A Primitive Thought on Heterogeneous and Many Core Architecture
Several years ago, when Intel tried to increase CPU frequency over 4GHz, some obstacles encountered. The main problem is that power and temperature increase rapidly. The commonly used air/fan cooling does not work. It is not feasible to force desktop computer users to use air-conditioner or water cooling to cool down CPU. To overcome this obstacle, Intel integrates more cores on one die. If two or more cores work together, workload of every core is decline thereby the frequency is down.
Figure 1: Performance and Application range
This method works well now. But it is not the final solution. Current commodity computers have to address more complex situations. Even if we integrate loads of same type of cores together, applications beyond center of normal distribution still cannot have a good performance (Figure 1, Red curve). This is the shortage of homogeneous architecture. We can see that different processors are suitable for different situations. Such as: CPU for common computation, GPU for graph processing. What if we combine different type of processors together? The answer is yellow curve in figure 1. Each processor has high throughput in particular area(Blue curves in figure 1). When they are united, application range is wider and performance is higher. Heterogeneous architecture is indubitable more competitive than homogeneous in multi-core design.
A professor from Technion gave us a primitive thought on heterogeneous architecture last Monday in Tsinghua University. The main points are: cache/share memory design, multi-core or multi-thread and scheduling in operating system.
Figure 2: City of Nahalal
Figure 3: circular cache/share memory
Previously we put core and share memory in separate place.
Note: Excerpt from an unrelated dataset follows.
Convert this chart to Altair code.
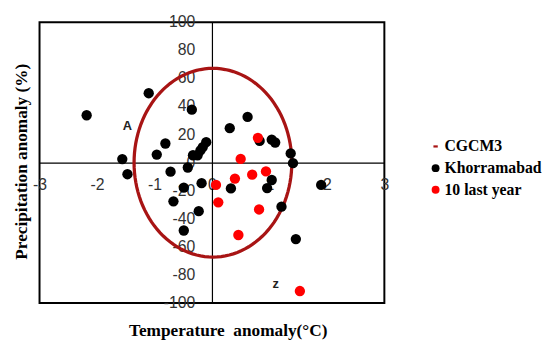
import altair as alt
import numpy as np
import pandas as pd

# ---- data ----
black_x = [-2.18, -1.10, -0.35, -1.56, -1.47, -0.81, -0.96, -0.72, -0.42, -0.33,
           -0.25, -0.20, -0.16, -0.10, -0.18, -0.49, -0.67, -0.23, -0.49, 0.31,
           0.62, 0.83, 1.04, 1.10, 1.37, 1.41, 1.04, 0.96, 0.33, 1.21,
           1.90, 1.46]
black_y = [33.8, 49.5, 37.8, 2.6, -8.2, 13.7, 5.8, -6.4, -3.4, 5.3,
           5.3, 8.8, 11.1, 14.6, -14.6, -17.8, -27.5, -34.5, -48.3, 24.6,
           32.6, 15.5, 16.4, 14.4, 6.6, -0.3, -12.3, -18.1, -18.3, -31.3,
           -15.8, -54.4]
red_x = [0.07, 0.11, 0.80, 0.50, 0.40, 0.70, 0.94, 0.82, 0.46, 1.53]
red_y = [-15.8, -28.2, 17.7, 2.7, -11.3, -8.5, -6.2, -33.3, -51.5, -91.4]

series_names = ["CGCM3", "Khorramabad", "10 last year"]
series_colors = ["#A81414", "#000000", "#FF0000"]

x_ticks = [-3, -2, -1, 0, 1, 2, 3]
y_ticks = [-100, -80, -60, -40, -20, 0, 20, 40, 60, 80, 100]

# CGCM3 range outline (ellipse): centre and half-widths
ell_cx, ell_cy = 0.017, 0.0
ell_rx, ell_ry = 1.372, 67.2

note_text = ["A", "z"]
note_x = [-1.47, 1.11]
note_y = [26.3, -86.7]

# ---- tables ----
pts = pd.DataFrame({
    "x": black_x + red_x,
    "y": black_y + red_y,
    "series": ["Khorramabad"] * len(black_x) + ["10 last year"] * len(red_x),
    "ord": [0] * len(black_x) + [1] * len(red_x),
})
t = np.linspace(0, 2 * np.pi, 121)
ell = pd.DataFrame({
    "x": ell_cx + ell_rx * np.cos(t),
    "y": ell_cy + ell_ry * np.sin(t),
    "i": np.arange(len(t)),
})
notes = pd.DataFrame({"x": note_x, "y": note_y, "text": note_text})
ylab = pd.DataFrame({"x": [0] * len(y_ticks), "y": y_ticks,
                     "text": [str(v) for v in y_ticks]})

xscale = alt.Scale(domain=[-3, 3], nice=False)
yscale = alt.Scale(domain=[-100, 100], nice=False)

lab_expr = "datum.value < 0 ? '-' + format(-datum.value, 'd') : format(datum.value, 'd')"

xaxis = alt.Axis(
    values=x_ticks, orient="bottom", offset=-142.5, grid=False,
    ticks=False, tickSize=0, domainColor="black", domainWidth=1.2,
    labelPadding=14, labelFont="Liberation Sans", labelFontSize=16,
    labelColor="#333333", labelFlush=False, labelOverlap=False,
    labelExpr=lab_expr,
    title="Temperature\u00a0 anomaly(°C)", titleX=191, titleY=175,
    titleAlign="center", titleBaseline="alphabetic",
    titleFont="Liberation Serif", titleFontSize=17.5, titleFontWeight="bold",
    titleColor="black",
)
yaxis = alt.Axis(
    values=y_ticks, orient="left", offset=-175, grid=False,
    ticks=False, tickSize=0, domainColor="black", domainWidth=1.2,
    labels=False,
    title="Precipitation anomaly (%)", titleX=-193, titleY=141,
    titleAngle=270, titleAlign="center", titleBaseline="middle",
    titleFont="Liberation Serif", titleFontSize=17.5, titleFontWeight="bold",
    titleColor="black",
)

ylabels = alt.Chart(ylab).mark_text(
    font="Liberation Sans", fontSize=16, color="#333333",
    align="right", baseline="middle", dx=-17,
).encode(
    x=alt.X("x:Q", scale=xscale, axis=xaxis),
    y=alt.Y("y:Q", scale=yscale, axis=yaxis),
    text="text:N",
)

ellipse = alt.Chart(ell).mark_line(color="#A81414", strokeWidth=3.3).encode(
    x="x:Q",
    y="y:Q",
    order="i:Q",
)

dash = "M-0.55,-0.28H0.55V0.28H-0.55Z"
points = alt.Chart(pts).mark_point(filled=True, opacity=1, size=110, strokeWidth=0).encode(
    x="x:Q",
    y="y:Q",
    color=alt.Color(
        "series:N",
        scale=alt.Scale(domain=series_names, range=series_colors),
        legend=alt.Legend(
            title=None, orient="none", legendX=394, legendY=118,
            labelFont="Liberation Serif", labelFontSize=16, labelFontWeight="bold",
            labelColor="black", symbolSize=64, labelOffset=1, rowPadding=6,
            symbolStrokeWidth=0, padding=0,
        ),
    ),
    shape=alt.Shape(
        "series:N",
        scale=alt.Scale(domain=series_names, range=[dash, "circle", "circle"]),
        legend=None,
    ),
    order="ord:Q",
)

text = alt.Chart(notes).mark_text(
    font="Liberation Sans", fontSize=13, fontWeight="bold", color="#222222"
).encode(x="x:Q", y="y:Q", text="text:N")

chart = alt.layer(ylabels, ellipse, points, text).properties(
    width=350, height=285,
    padding={"left": 32, "top": 12, "right": 160, "bottom": 40},
    autosize=alt.AutoSizeParams(type="none"),
).configure_view(stroke="black", strokeWidth=2)

chart.save("out.html", embed_options={"renderer": "svg", "actions": False})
However, it is not a good way to place cores together in multi-core architecture design. If a core wants to access data far from it (that means data has to go through more nodes between cores), that needs lots of time. A brilliant idea comes from a city named Nahalal (Figure 2). In Nahalal, factories and products serve in the middle of city. Residents live around center of city. They have their own farms around their house. The share memory in computer is like products in Nahalal. Every core needs it. And every core has its own private data which is similar to farms around house. A new model is proposed as figure 3.
With this kind of memory location, each core accesses data in share memory easily and private data area gives them more flexibility.
Figure 4: Performance and core number
The second is about multi-core and multi-thread selection. The difference between multi-core and multi-thread, in short, is that the former has shared cache but the latter doesn’t have. Multi-thread only uses private data and its own status register to maintain data and status. Multi-thread is a form of many cores. As shown in figure 4, when core number increase, performance first increases and then decreases. At last, performance increases again. There are three distinct stages in this curve. In the first stage, performance increase as core number increases. This is normal situation. But at some point, when we increase core number, locality of cache cannot be guaranteed. Cache is useless thus performance declines. This is the second stage of curve. At last stage, core number is large enough to conceal memory request latency so that performance increases again. A better way to solve performance loosing in the second stage is changing cache to share memory at the beginning of it.
The last thing is about process scheduling in operating system level. I didn’t catch the point, nothing to say.